Ele acredita que ao menos a primeira etapa de instalação do equipamento seja concluída até novembro. Ao todo serão investidos no novo supercomputador R$ 200 milhões do Fundo Nacional de Desenvolvimento Científico e Tecnológico.
Para o climatologista Carlos Nobre, que não está envolvido com o projeto, essa é uma oportunidade para que o Inpe retome o protagonismo que já teve e que foi sendo enfraquecido por cortes de orçamento e decisões políticas -como a que levou à demissão de Ricardo Galvão da diretoria do órgão, em 2019, pelo ex-presidente Jair Bolsonaro (PL).
Ele explica que, no instituto, o Monan possibilitará o mesmo tipo de gestão da previsão meteorológica que funciona nos países desenvolvidos e na China: a partir de um centro federal, são feitas diariamente previsões globais, regionais e de mudança climática. As previsões são, então, distribuídas para diferentes setores, que vão usá-las de acordo com as suas particularidades.

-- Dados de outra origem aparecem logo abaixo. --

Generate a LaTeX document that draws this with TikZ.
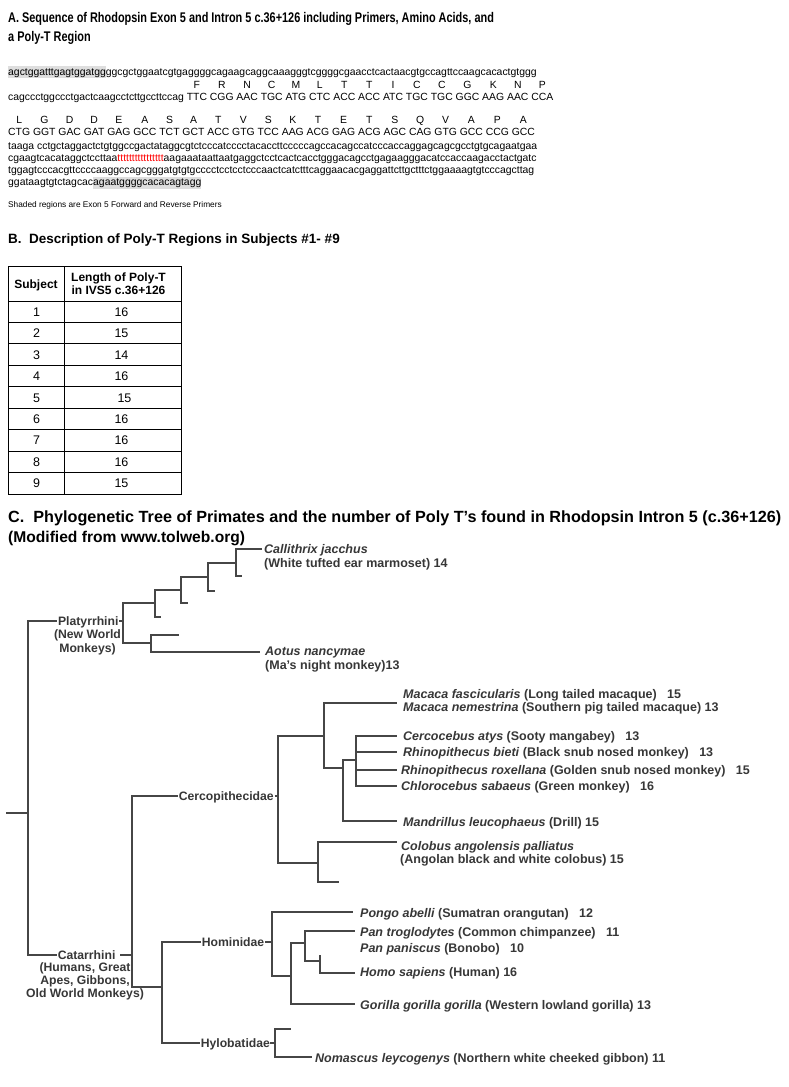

“Por exemplo, recebendo essas previsões, o Cemaden (Centro Nacional de Monitoramento e Alertas de Desastres Naturais) vê o risco do deslizamento, da inundação, do desastre natural. A agricultura vê como isso vai impactar a lavoura, a quebra de safras etc.”
Nobre explica que o próprio Inpe criou outros modelos climáticos, como é o caso do Besm (sigla em inglês para Modelo Brasileiro do Sistema Terrestre), cujos resultados chegaram a fazer parte do quinto relatório do IPCC (Painel Intergovernamental das Mudanças Climáticas) da ONU, em 2014. Esse foi o primeiro modelo da América Latina que entrou no IPCC.
No entanto, ele afirma que foi justamente a falta de modernização do supercomputador Tupã que fez com que o Besm não pudesse ser usado na elaboração do relatório mais atualizado, publicado entre 2021 e 2022.
Diz acreditar, porém, que, além do Monan, é preciso que os modelos já existentes no Inpe também sigam sendo aperfeiçoados.